A compiler is a sophisticated computer software that converts code from a high-level programming language to a low-level language, such as assembly language, object code, or machine code. The ultimate purpose of a compiler is to generate an executable program. This transformation process consists of multiple well-defined phases, each of which addresses a specific task in the translation process.
Compiler Structure and Phases
Front End:
- Lexical Analysis (Tokenization): The front end starts with lexical analysis, where the source code is broken down into tokens. Tokens are the smallest units of meaning, such as keywords, identifiers, operators, and literals.
- Syntax Analysis (Parsing): After lexical analysis, the tokens are passed to the syntax analysis phase. The parser checks the sequence of tokens against the grammatical rules of the programming language to construct a parse tree or abstract syntax tree. This tree represents the hierarchical syntactic structure of the source code.
- Semantic Analysis: The semantic analysis phase involves adding meaning to the parse tree. This includes type checking, ensuring variables and functions are correctly defined and used, and validating the program’s overall semantic correctness. A symbol table is often maintained to store information about variables, functions, and their attributes.
Middle End (Optimization):
- Intermediate Representation (IR): The front end transforms the source code into an intermediate representation, a lower-level, machine-independent code form. This IR serves as the input for the middle end and enables optimizations that improve performance and efficiency.
- Optimizations: The middle end performs various optimizations on the IR. These include:
- Dead-Code Elimination: Removing code that does not affect the program’s outcome.
- Constant Propagation: Replacing variables with constant values when possible.

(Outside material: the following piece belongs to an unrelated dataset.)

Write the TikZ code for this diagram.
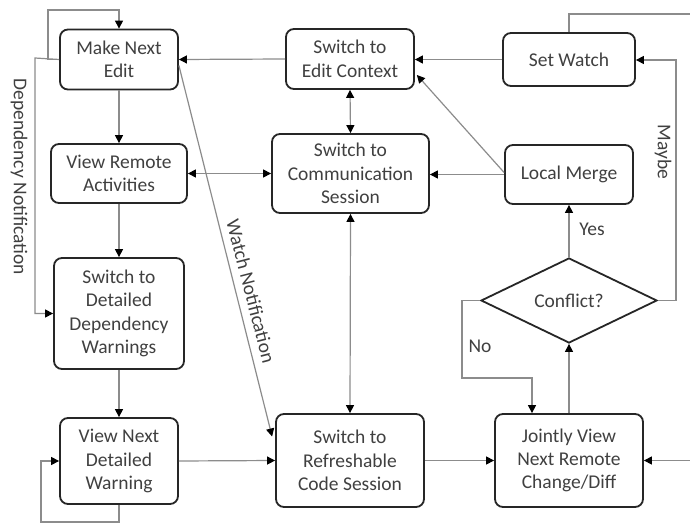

- Loop Transformations: Modifying loops to enhance performance, such as unrolling or invariant code motion.
- Inline Expansion: Replacing a function call with the body of the called function to reduce overhead.
Back End:
- Machine-Dependent Optimizations: The back end tailors the IR to the target machine’s architecture, applying machine-specific optimizations such as instruction scheduling and register allocation. Instruction scheduling reorders instructions to maximize the use of CPU resources, while register allocation assigns variables to machine registers for faster access.
- Code Generation: The final phase is code generation, where the optimized IR is translated into machine code or assembly code specific to the target architecture. This phase involves selecting appropriate machine instructions and determining their addressing modes.
Types of Compilers
- Single-Pass Compilers: These compilers complete the compilation process in one pass through the source code. They are typically faster but may not perform extensive optimizations.
- Multi-Pass Compilers: Multi-pass compilers make multiple passes over the source code or its intermediate representations. This allows for more sophisticated analyses and optimizations, resulting in higher-quality code.
- Cross-Compilers: Cross-compilers generate code for a different CPU or operating system than the one on which the compiler runs. These are essential for developing software for embedded systems and other platforms.
- Bootstrap Compilers: Bootstrap compilers are used to compile another, often more optimized, version of the compiler. They are temporary and typically simpler, facilitating the development of the final compiler.
Compiler Correctness and Testing
Ensuring compiler correctness is crucial because faults in the compiler can lead to hard-to-detect errors in the compiled programs. Techniques to ensure correctness include formal methods, where the compiler is mathematically proven to conform to its specification, and rigorous testing, often referred to as compiler validation.